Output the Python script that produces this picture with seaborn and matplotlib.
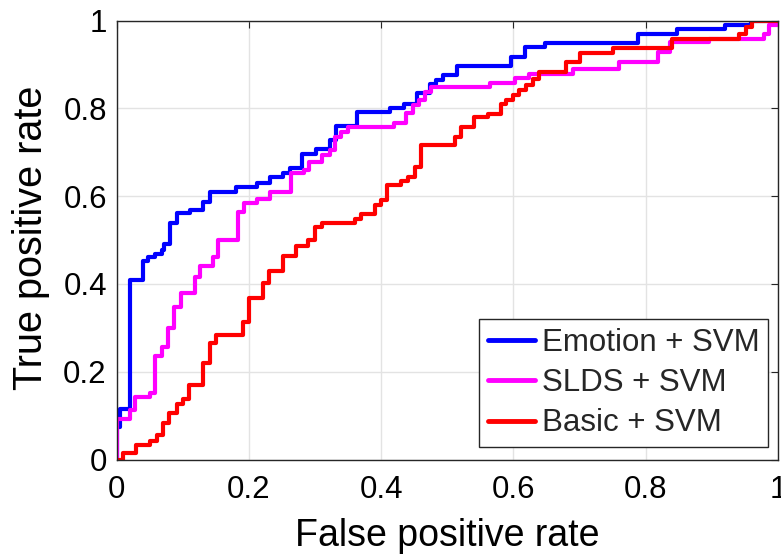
import matplotlib
matplotlib.use("Agg")
import matplotlib.pyplot as plt
import numpy as np
import pandas as pd
import seaborn as sns

# ROC operating points (false positive rate, true positive rate) for each classifier,
# listed as staircase corners: at each fpr the curve rises to the tpr value, then runs right.
emotion_fpr = [0.0, 0.0, 0.006, 0.021, 0.040, 0.048, 0.058, 0.068, 0.072, 0.081, 0.092,
               0.111, 0.131, 0.141, 0.181, 0.212, 0.232, 0.252, 0.262, 0.281, 0.302,
               0.323, 0.332, 0.363, 0.414, 0.434, 0.454, 0.474, 0.483, 0.494, 0.514,
               0.597, 0.617, 0.647, 0.788, 0.847, 0.920, 0.959, 1.0]
emotion_tpr = [0.0, 0.075, 0.115, 0.410, 0.453, 0.462, 0.468, 0.477, 0.492, 0.538, 0.561,
               0.568, 0.587, 0.610, 0.621, 0.631, 0.644, 0.652, 0.663, 0.696, 0.707,
               0.728, 0.760, 0.792, 0.800, 0.811, 0.834, 0.855, 0.864, 0.876, 0.896,
               0.917, 0.939, 0.948, 0.970, 0.981, 0.990, 1.0, 1.0]

slds_fpr = [0.0, 0.0, 0.021, 0.028, 0.051, 0.058, 0.068, 0.078, 0.087, 0.097, 0.118,
            0.126, 0.146, 0.154, 0.184, 0.192, 0.213, 0.232, 0.263, 0.283, 0.291,
            0.310, 0.322, 0.330, 0.340, 0.350, 0.419, 0.438, 0.448, 0.457, 0.467,
            0.476, 0.564, 0.603, 0.623, 0.690, 0.760, 0.819, 0.836, 0.896, 0.979,
            0.987, 0.999, 1.0]
slds_tpr = [0.0, 0.092, 0.113, 0.143, 0.152, 0.236, 0.256, 0.299, 0.348, 0.380, 0.416,
            0.441, 0.462, 0.500, 0.564, 0.584, 0.593, 0.610, 0.652, 0.659, 0.678,
            0.694, 0.705, 0.735, 0.747, 0.757, 0.766, 0.789, 0.807, 0.819, 0.838,
            0.848, 0.857, 0.868, 0.879, 0.889, 0.906, 0.929, 0.950, 0.959, 0.970,
            0.990, 1.0, 1.0]

basic_fpr = [0.0, 0.010, 0.030, 0.050, 0.061, 0.071, 0.080, 0.091, 0.101, 0.110, 0.130,
             0.141, 0.150, 0.191, 0.200, 0.221, 0.231, 0.251, 0.271, 0.290, 0.300,
             0.310, 0.360, 0.370, 0.390, 0.400, 0.409, 0.430, 0.440, 0.451, 0.461,
             0.511, 0.521, 0.541, 0.561, 0.581, 0.589, 0.599, 0.609, 0.619, 0.629,
             0.639, 0.680, 0.700, 0.750, 0.840, 0.941, 0.951, 0.960, 1.0]
basic_tpr = [0.0, 0.014, 0.033, 0.043, 0.056, 0.084, 0.107, 0.126, 0.139, 0.170, 0.219,
             0.265, 0.284, 0.314, 0.367, 0.401, 0.430, 0.464, 0.486, 0.500, 0.530,
             0.538, 0.547, 0.559, 0.580, 0.591, 0.625, 0.635, 0.644, 0.666, 0.716,
             0.735, 0.758, 0.781, 0.787, 0.811, 0.820, 0.830, 0.842, 0.853, 0.866,
             0.883, 0.906, 0.927, 0.937, 0.959, 0.970, 0.985, 1.0, 1.0]

methods = ["Emotion + SVM", "SLDS + SVM", "Basic + SVM"]
colors = {"Emotion + SVM": "#0000ff", "SLDS + SVM": "#ff00ff", "Basic + SVM": "#ff0000"}

x_ticks = [0, 0.2, 0.4, 0.6, 0.8, 1]
x_tick_labels = ["0", "0.2", "0.4", "0.6", "0.8", "1"]
y_ticks = [0, 0.2, 0.4, 0.6, 0.8, 1]
y_tick_labels = ["0", "0.2", "0.4", "0.6", "0.8", "1"]

frames = []
for name, fpr, tpr in zip(methods,
                          [emotion_fpr, slds_fpr, basic_fpr],
                          [emotion_tpr, slds_tpr, basic_tpr]):
    frames.append(pd.DataFrame({"fpr": fpr, "tpr": tpr, "method": name,
                                "order": np.arange(len(fpr))}))
roc = pd.concat(frames, ignore_index=True)

sns.set_theme(style="white")
plt.rcParams["font.family"] = ["Liberation Sans", "DejaVu Sans"]

fig = plt.figure(figsize=(7.81, 5.55), dpi=100)
ax = fig.add_axes([0.1492, 0.172, 0.847, 0.791])

sns.lineplot(data=roc, x="fpr", y="tpr", hue="method", hue_order=methods,
             palette=colors, estimator=None, sort=False, units="method",
             drawstyle="steps-post", linewidth=3.0, ax=ax, legend=True)

ax.set_xlim(0, 1)
ax.set_ylim(0, 1)
ax.set_xticks(x_ticks)
ax.set_xticklabels(x_tick_labels)
ax.set_yticks(y_ticks)
ax.set_yticklabels(y_tick_labels)
ax.grid(True, color="#e3e3e3", linewidth=1.0)
ax.set_axisbelow(True)

for side in ["left", "right", "top", "bottom"]:
    ax.spines[side].set_visible(True)
    ax.spines[side].set_color("#262626")
    ax.spines[side].set_linewidth(1.0)

ax.tick_params(axis="both", which="major", direction="in", length=5, width=0.8,
               color="#262626", top=True, right=True, labelsize=22.5,
               labelcolor="black")
ax.tick_params(axis="x", pad=11)
ax.tick_params(axis="y", pad=7)

ax.set_xlabel("False positive rate", fontsize=27, color="black")
ax.set_ylabel("True positive rate", fontsize=28.5, color="black")
ax.xaxis.set_label_coords(0.5, -0.133)
ax.yaxis.set_label_coords(-0.1005, 0.505)

leg = ax.legend(loc="lower right", bbox_to_anchor=(0.985, 0.028), borderaxespad=0,
                fontsize=22.5, frameon=True, fancybox=False, framealpha=1,
                edgecolor="#262626", handlelength=1.5, handletextpad=0.22,
                labelspacing=0.33, borderpad=0.28, title=None)
leg.get_frame().set_linewidth(1.0)
for line in leg.get_lines():
    line.set_linewidth(3.5)

fig.savefig("out.png", dpi=100)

## WHAT IS NEEDED
Up to and including the line with "import seaborn as sns", copy the data above from its first line. Skip pictures.

## THE REPLY
Output the Python script that produces this picture with seaborn and matplotlib.
import matplotlib
matplotlib.use("Agg")
import matplotlib.pyplot as plt
import numpy as np
import pandas as pd
import seaborn as sns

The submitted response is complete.